When she retired from tennis in 1958, she was the top-ranked woman in tennis having won more than 50 singles and doubles championships. But she struggled to earn income from her elite status in the sport. As Gibson wrote in her 1968 autobiography, So Much to Live For, "Being a champ is all well and good, but you can't eat a crown."
Gibson Kept Her Focus on Winning
Gibson seldom discussed racism during her tennis career, mindful that, as the only African American at the elite level, she could lose opportunities to play. She also wanted to concentrate on winning. Some Black journalists criticized Gibson’s reticence and accused her of not doing more to create future generations of Black tennis players. One, Sam Lacy, writing in the Baltimore Afro-American in 1965, described her as “an aloof representative of the colored race.”

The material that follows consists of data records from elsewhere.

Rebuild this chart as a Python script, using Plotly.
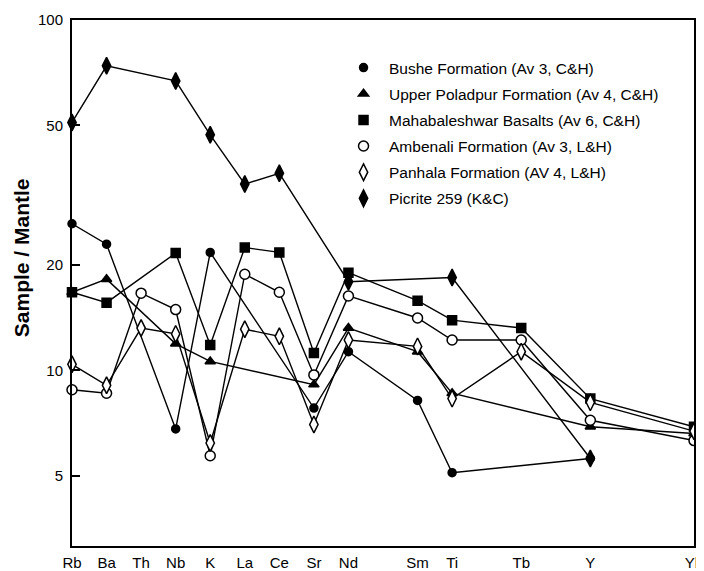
import math
import plotly.graph_objects as go

# ---------------- data ----------------
elements = ["Rb", "Ba", "Th", "Nb", "K", "La", "Ce", "Sr", "Nd", "Sm", "Ti", "Tb", "Y", "Yb"]
element_pos = [0, 1, 2, 3, 4, 5, 6, 7, 8, 10, 11, 13, 15, 18]

bushe = [26.2, 22.9, None, 6.8, 21.7, None, None, 7.8, 11.3, 8.2, 5.1, None, 5.6, None]
upper_poladpur = [16.7, 18.2, None, 11.9, 10.6, None, None, 9.1, 13.2, 11.3, 8.6, None, 6.9, 6.6]
mahabaleshwar = [16.7, 15.6, None, 21.6, 11.8, 22.4, 21.7, 11.2, 19.0, 15.8, 13.9, 13.2, 8.3, 6.9]
ambenali = [8.8, 8.6, 16.6, 14.9, 5.7, 18.8, 16.7, 9.7, 16.3, 14.1, 12.2, 12.2, 7.2, 6.3]
panhala = [10.4, 9.06, 13.2, 12.7, 6.2, 13.1, 12.5, 7.0, 12.2, 11.7, 8.3, 11.3, 8.1, 6.7]
picrite = [51, 74, None, 67, 47, 34, 36.5, None, 17.9, None, 18.4, None, 5.6, None]

y_ticks = [5, 10, 20, 50, 100]

series = [
    ("Bushe Formation (Av 3, C&H)", bushe, "circle", "black", 8),
    ("Upper Poladpur Formation (Av 4, C&H)", upper_poladpur, "triangle-up", "black", 9),
    ("Mahabaleshwar Basalts (Av 6, C&H)", mahabaleshwar, "square", "black", 9),
    ("Ambenali Formation (Av 3, L&H)", ambenali, "circle", "white", 10),
    ("Panhala Formation (AV 4, L&H)", panhala, "diamond-tall", "white", 12),
    ("Picrite 259 (K&C)", picrite, "diamond-tall", "black", 12),
]

FONT = "Liberation Sans, Arial, sans-serif"

fig = go.Figure()
# lines first
for name, vals, sym, fill, size in series:
    xs = [p for p, v in zip(element_pos, vals) if v is not None]
    ys = [v for v in vals if v is not None]
    fig.add_trace(go.Scatter(x=xs, y=ys, mode="lines", showlegend=False,
                             line=dict(color="black", width=1.4),
                             cliponaxis=False, hoverinfo="skip"))
# markers on top (also used for legend)
for i, (name, vals, sym, fill, size) in enumerate(series):
    xs = [p for p, v in zip(element_pos, vals) if v is not None]
    ys = [v for v in vals if v is not None]
    fig.add_trace(go.Scatter(x=xs, y=ys, mode="markers", name=name,
                             legendgroup=f"g{i}",
                             marker=dict(symbol=sym, size=size, color=fill,
                                         line=dict(color="black", width=1.5)),
                             cliponaxis=False))

# the page body has an 8px default margin; margins are set so the plot area
# lands where the reference has it inside the 704x571 window
fig.update_layout(
    width=704, height=563,
    margin=dict(l=64, r=18, t=12, b=25),
    paper_bgcolor="white", plot_bgcolor="white",
    font=dict(family=FONT, color="black", size=15),
    showlegend=True,
    legend=dict(x=0.4277, y=0.941, xanchor="left", yanchor="top",
                bgcolor="rgba(0,0,0,0)", borderwidth=0,
                font=dict(family=FONT, size=15.5, color="black"),
                tracegroupgap=3, itemwidth=41),
    xaxis=dict(range=[element_pos[0], element_pos[-1]], automargin=False,
               tickmode="array", tickvals=element_pos, ticktext=elements,
               showgrid=False, zeroline=False, ticks="",
               showline=True, mirror=True, linecolor="black", linewidth=2,
               tickfont=dict(size=15), ticklabelstandoff=2),
    yaxis=dict(type="log", range=[math.log10(3.15), 2], automargin=False,
               tickmode="array", tickvals=y_ticks, ticktext=[str(t) for t in y_ticks],
               showgrid=False, zeroline=False, ticks="inside", ticklen=8,
               tickwidth=2, tickcolor="black",
               showline=True, mirror=True, linecolor="black", linewidth=2,
               tickfont=dict(size=15), ticklabelstandoff=4),
    annotations=[dict(text="<b>Sample / Mantle</b>", textangle=-90,
                      xref="paper", yref="paper", x=-0.082, y=0.549,
                      xanchor="center", yanchor="middle", showarrow=False,
                      font=dict(family=FONT, size=21, color="black"))],
)

fig.write_html("out.html")
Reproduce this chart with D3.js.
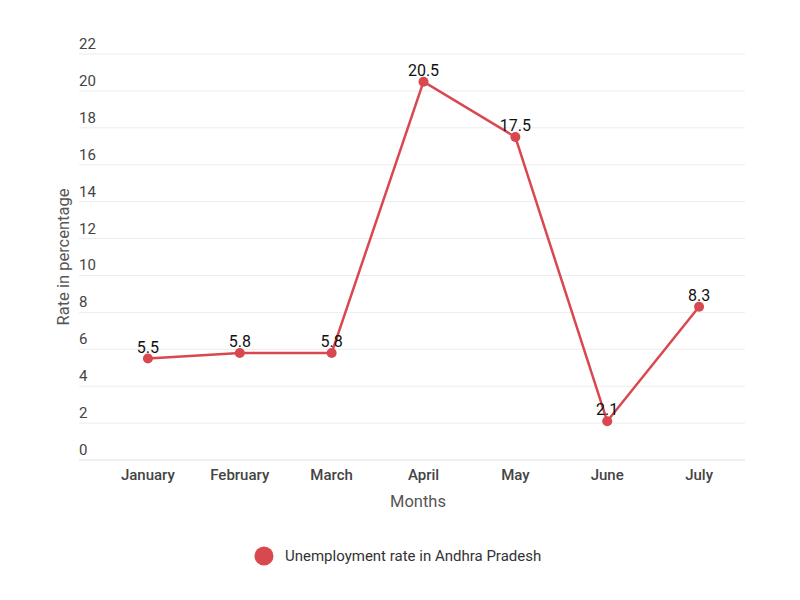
<!DOCTYPE html>
<html><head><meta charset="utf-8">
<script src="https://cdn.jsdelivr.net/npm/d3@7"></script>
<style>body{margin:0;background:#fff;font-family:Roboto,sans-serif;}</style>
</head><body><svg id="c" width="800" height="600"></svg>
<script>
const months = ["January","February","March","April","May","June","July"];
const rates = [5.5,5.8,5.8,20.5,17.5,2.1,8.3];
const yTicks = [0,2,4,6,8,10,12,14,16,18,20,22];
const seriesName = "Unemployment rate in Andhra Pradesh";
const color = "#d9484f";

const svg = d3.select("#c");
const x = d3.scalePoint().domain(months).range([102,745]).padding(0.5);
const y = d3.scaleLinear().domain([0,22]).range([460,54]);

// gridlines and y labels
const g = svg.append("g");
g.selectAll("line.grid").data(yTicks).enter().append("line")
  .attr("x1",79).attr("x2",745).attr("y1",d=>y(d)).attr("y2",d=>y(d))
  .attr("stroke",d=>d===0?"#e0e0e0":"#ececec").attr("stroke-width",1);
g.selectAll("text.yl").data(yTicks).enter().append("text")
  .attr("x",79).attr("y",d=>y(d)-5).attr("fill","#444").attr("font-size",15)
  .text(d=>d);

// x labels
svg.selectAll("text.xl").data(months).enter().append("text")
  .attr("x",d=>x(d)).attr("y",480).attr("text-anchor","middle")
  .attr("fill","#444").attr("font-size",15).attr("font-weight",500).text(d=>d);

// axis titles
svg.append("text").attr("x",418).attr("y",507).attr("text-anchor","middle")
  .attr("fill","#555").attr("font-size",16.5).text("Months");
svg.append("text").attr("transform","translate(69,257) rotate(-90)").attr("text-anchor","middle")
  .attr("fill","#555").attr("font-size",16.5).text("Rate in percentage");

// line
const line = d3.line().x((d,i)=>x(months[i])).y(d=>y(d));
svg.append("path").datum(rates).attr("d",line).attr("fill","none")
  .attr("stroke",color).attr("stroke-width",2.5);
svg.selectAll("circle.pt").data(rates).enter().append("circle")
  .attr("cx",(d,i)=>x(months[i])).attr("cy",d=>y(d)).attr("r",5).attr("fill",color);
svg.selectAll("text.dl").data(rates).enter().append("text")
  .attr("x",(d,i)=>x(months[i])).attr("y",d=>y(d)-6).attr("text-anchor","middle")
  .attr("fill","#111").attr("font-size",16).text(d=>d);

// legend
svg.append("circle").attr("cx",264).attr("cy",556).attr("r",9.5).attr("fill",color);
svg.append("text").attr("x",285).attr("y",561).attr("fill","#333").attr("font-size",15)
  .text(seriesName);
</script></body></html>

Gibson insisted that she would contribute to social equality efforts in “my way,” and, indeed, as the times changed, so did she. Gibson joined the Ladies Professional Golf Association in 1964, becoming its first Black member. Emboldened by the language of civil rights, she spoke up about the impact of discrimination on her new career, including her challenges entering tournaments and attracting sponsors.
Gibson returned to tennis in the late 1970s when she briefly coached Leslie Allen and Zina Garrison, two of the leading Black women in the game. Gibson, winner of five Grand Slam singles titles, left a lasting impression on both. As Garrison writes in her 2001 memoir, Gibson imparted a particularly tough lesson: “She said I had to be far better than everyone else, and even then I’d probably find myself in a situation where being the best wasn’t good enough.”
Gibson died in 2003 at the age of 76. In August 2019, the U.S. Tennis Association honored her with a statue at the Billie Jean King National Tennis Center, the home of the U.S. Open.